— Short task —
Copy the data exactly as it appears, and do not include any pictures.

— Given material —
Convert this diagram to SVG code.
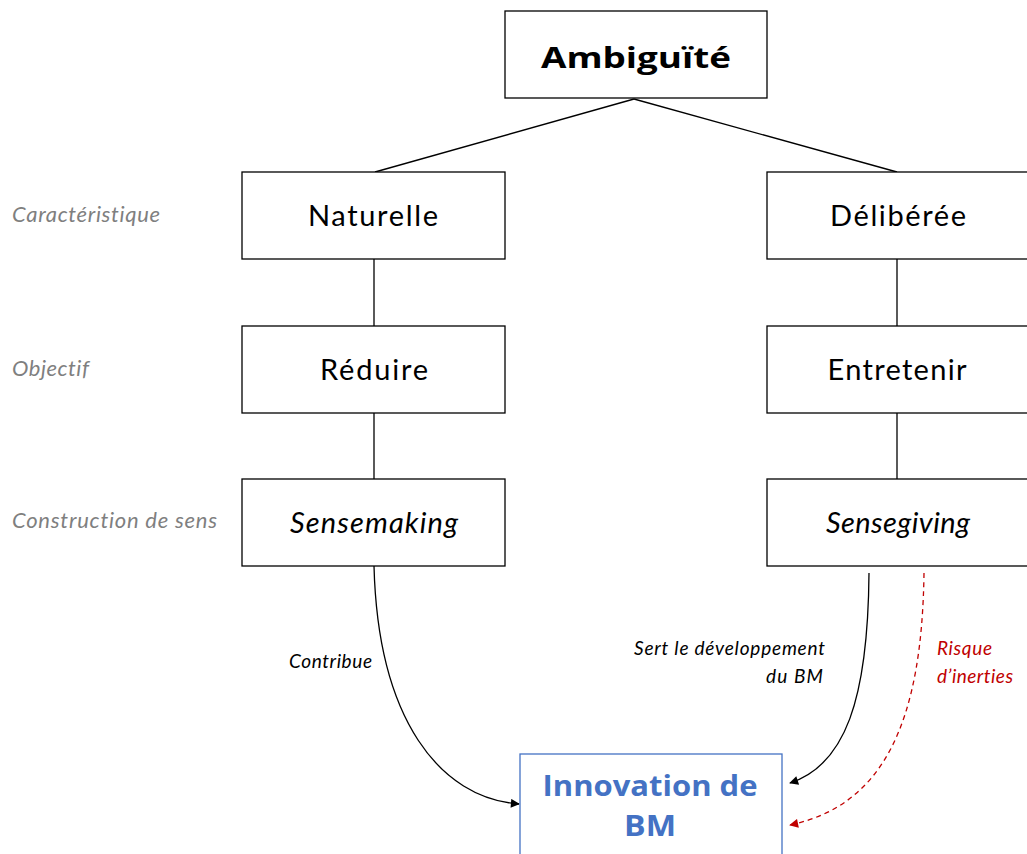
<svg xmlns="http://www.w3.org/2000/svg" width="1027" height="854" viewBox="0 0 1027 854">
<style>
text{font-variant-ligatures:none}
.box{fill:#fff;stroke:#000;stroke-width:1.3}
.t{font-family:Lato,"Open Sans",sans-serif;font-size:29px;fill:#000;text-anchor:middle}
.b{font-family:"Open Sans",Lato,sans-serif;font-weight:bold}
.lab{font-family:Lato,"Open Sans",sans-serif;font-size:22px;font-style:italic;fill:#7f7f7f}
.el{font-family:Lato,"Open Sans",sans-serif;font-size:19px;font-style:italic;fill:#000}
.red{fill:#c00000}
.ln{stroke:#000;stroke-width:1.3;fill:none}
</style>
<defs>
<marker id="ab" viewBox="0 0 10 10" refX="9" refY="5" markerWidth="10" markerHeight="9" orient="auto" markerUnits="userSpaceOnUse"><path d="M0,0L10,5L0,10z" fill="#000"/></marker>
<marker id="ar" viewBox="0 0 10 10" refX="9" refY="5" markerWidth="10" markerHeight="9" orient="auto" markerUnits="userSpaceOnUse"><path d="M0,0L10,5L0,10z" fill="#c00000"/></marker>
</defs>
<g id="labels">
<text class="lab" x="12" y="222" textLength="148" lengthAdjust="spacing">Caractéristique</text>
<text class="lab" x="12" y="376" textLength="77" lengthAdjust="spacing">Objectif</text>
<text class="lab" x="12" y="528" textLength="205" lengthAdjust="spacing">Construction de sens</text>
</g>
<g id="connectors">
<line class="ln" x1="634" y1="99" x2="375" y2="172"/>
<line class="ln" x1="634" y1="99" x2="897" y2="172"/>
<line class="ln" x1="374" y1="259" x2="374" y2="326"/>
<line class="ln" x1="374" y1="413" x2="374" y2="479"/>
<line class="ln" x1="897" y1="259" x2="897" y2="326"/>
<line class="ln" x1="897" y1="413" x2="897" y2="479"/>
<path class="ln" d="M374,566 C378,720 440,798 519,804" marker-end="url(#ab)"/>
<path class="ln" d="M869,573 C868,700 845,765 790,783" marker-end="url(#ab)"/>
<path d="M924,573 C922,720 885,805 790,825" fill="none" stroke="#c00000" stroke-width="1.3" stroke-dasharray="5,4" marker-end="url(#ar)"/>
<text class="el" x="289" y="668" textLength="83" lengthAdjust="spacing">Contribue</text>
<text class="el" x="634" y="655" textLength="191" lengthAdjust="spacing">Sert le développement</text>
<text class="el" x="766" y="683" textLength="57" lengthAdjust="spacing">du BM</text>
<text class="el red" x="937" y="655" textLength="55" lengthAdjust="spacing">Risque</text>
<text class="el red" x="937" y="683" textLength="76" lengthAdjust="spacing">d’inerties</text>
</g>
<g id="ambiguite"><rect class="box" x="505" y="11" width="262" height="87"/><text class="t b" x="636" y="68" font-size="36" textLength="190" lengthAdjust="spacingAndGlyphs">Ambiguïté</text></g>
<g id="naturelle"><rect class="box" x="242" y="172" width="263" height="87"/><text class="t" x="373" y="226" textLength="130" lengthAdjust="spacing">Naturelle</text></g>
<g id="deliberee"><rect class="box" x="767" y="172" width="264" height="87"/><text class="t" x="898" y="226" textLength="136" lengthAdjust="spacing">Délibérée</text></g>
<g id="reduire"><rect class="box" x="242" y="326" width="263" height="87"/><text class="t" x="374" y="380" textLength="108" lengthAdjust="spacing">Réduire</text></g>
<g id="entretenir"><rect class="box" x="767" y="326" width="264" height="87"/><text class="t" x="897" y="380" textLength="139" lengthAdjust="spacing">Entretenir</text></g>
<g id="sensemaking"><rect class="box" x="242" y="479" width="263" height="87"/><text class="t" x="374" y="533" font-style="italic" textLength="168" lengthAdjust="spacing">Sensemaking</text></g>
<g id="sensegiving"><rect class="box" x="767" y="479" width="264" height="87"/><text class="t" x="898" y="533" font-style="italic" textLength="144" lengthAdjust="spacing">Sensegiving</text></g>
<g id="innovation"><rect x="520" y="754" width="262" height="110" fill="#fff" stroke="#4472c4" stroke-width="1.3"/><text class="t b" x="650" y="796" font-size="31" style="fill:#4472c4" textLength="215" lengthAdjust="spacingAndGlyphs">Innovation de</text><text class="t b" x="650" y="836" font-size="31" style="fill:#4472c4" textLength="52" lengthAdjust="spacingAndGlyphs">BM</text></g>
</svg>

— Response below —
Convert this diagram to SVG code.
<svg xmlns="http://www.w3.org/2000/svg" width="1027" height="854" viewBox="0 0 1027 854">
<style>
text{font-variant-ligatures:none}
.box{fill:#fff;stroke:#000;stroke-width:1.3}
.t{font-family:Lato,"Open Sans",sans-serif;font-size:29px;fill:#000;text-anchor:middle}
.b{font-family:"Open Sans",Lato,sans-serif;font-weight:bold}
.lab{font-family:Lato,"Open Sans",sans-serif;font-size:22px;font-style:italic;fill:#7f7f7f}
.el{font-family:Lato,"Open Sans",sans-serif;font-size:19px;font-style:italic;fill:#000}
.red{fill:#c00000}
.ln{stroke:#000;stroke-width:1.3;fill:none}
</style>
<defs>
<marker id="ab" viewBox="0 0 10 10" refX="9" refY="5" markerWidth="10" markerHeight="9" orient="auto" markerUnits="userSpaceOnUse"><path d="M0,0L10,5L0,10z" fill="#000"/></marker>
<marker id="ar" viewBox="0 0 10 10" refX="9" refY="5" markerWidth="10" markerHeight="9" orient="auto" markerUnits="userSpaceOnUse"><path d="M0,0L10,5L0,10z" fill="#c00000"/></marker>
</defs>
<g id="labels">
<text class="lab" x="12" y="222" textLength="148" lengthAdjust="spacing">Caractéristique</text>
<text class="lab" x="12" y="376" textLength="77" lengthAdjust="spacing">Objectif</text>
<text class="lab" x="12" y="528" textLength="205" lengthAdjust="spacing">Construction de sens</text>
</g>
<g id="connectors">
<line class="ln" x1="634" y1="99" x2="375" y2="172"/>
<line class="ln" x1="634" y1="99" x2="897" y2="172"/>
<line class="ln" x1="374" y1="259" x2="374" y2="326"/>
<line class="ln" x1="374" y1="413" x2="374" y2="479"/>
<line class="ln" x1="897" y1="259" x2="897" y2="326"/>
<line class="ln" x1="897" y1="413" x2="897" y2="479"/>
<path class="ln" d="M374,566 C378,720 440,798 519,804" marker-end="url(#ab)"/>
<path class="ln" d="M869,573 C868,700 845,765 790,783" marker-end="url(#ab)"/>
<path d="M924,573 C922,720 885,805 790,825" fill="none" stroke="#c00000" stroke-width="1.3" stroke-dasharray="5,4" marker-end="url(#ar)"/>
<text class="el" x="289" y="668" textLength="83" lengthAdjust="spacing">Contribue</text>
<text class="el" x="634" y="655" textLength="191" lengthAdjust="spacing">Sert le développement</text>
<text class="el" x="766" y="683" textLength="57" lengthAdjust="spacing">du BM</text>
<text class="el red" x="937" y="655" textLength="55" lengthAdjust="spacing">Risque</text>
<text class="el red" x="937" y="683" textLength="76" lengthAdjust="spacing">d’inerties</text>
</g>
<g id="ambiguite"><rect class="box" x="505" y="11" width="262" height="87"/><text class="t b" x="636" y="68" font-size="36" textLength="190" lengthAdjust="spacingAndGlyphs">Ambiguïté</text></g>
<g id="naturelle"><rect class="box" x="242" y="172" width="263" height="87"/><text class="t" x="373" y="226" textLength="130" lengthAdjust="spacing">Naturelle</text></g>
<g id="deliberee"><rect class="box" x="767" y="172" width="264" height="87"/><text class="t" x="898" y="226" textLength="136" lengthAdjust="spacing">Délibérée</text></g>
<g id="reduire"><rect class="box" x="242" y="326" width="263" height="87"/><text class="t" x="374" y="380" textLength="108" lengthAdjust="spacing">Réduire</text></g>
<g id="entretenir"><rect class="box" x="767" y="326" width="264" height="87"/><text class="t" x="897" y="380" textLength="139" lengthAdjust="spacing">Entretenir</text></g>
<g id="sensemaking"><rect class="box" x="242" y="479" width="263" height="87"/><text class="t" x="374" y="533" font-style="italic" textLength="168" lengthAdjust="spacing">Sensemaking</text></g>
<g id="sensegiving"><rect class="box" x="767" y="479" width="264" height="87"/><text class="t" x="898" y="533" font-style="italic" textLength="144" lengthAdjust="spacing">Sensegiving</text></g>
<g id="innovation"><rect x="520" y="754" width="262" height="110" fill="#fff" stroke="#4472c4" stroke-width="1.3"/><text class="t b" x="650" y="796" font-size="31" style="fill:#4472c4" textLength="215" lengthAdjust="spacingAndGlyphs">Innovation de</text><text class="t b" x="650" y="836" font-size="31" style="fill:#4472c4" textLength="52" lengthAdjust="spacingAndGlyphs">BM</text></g>
</svg>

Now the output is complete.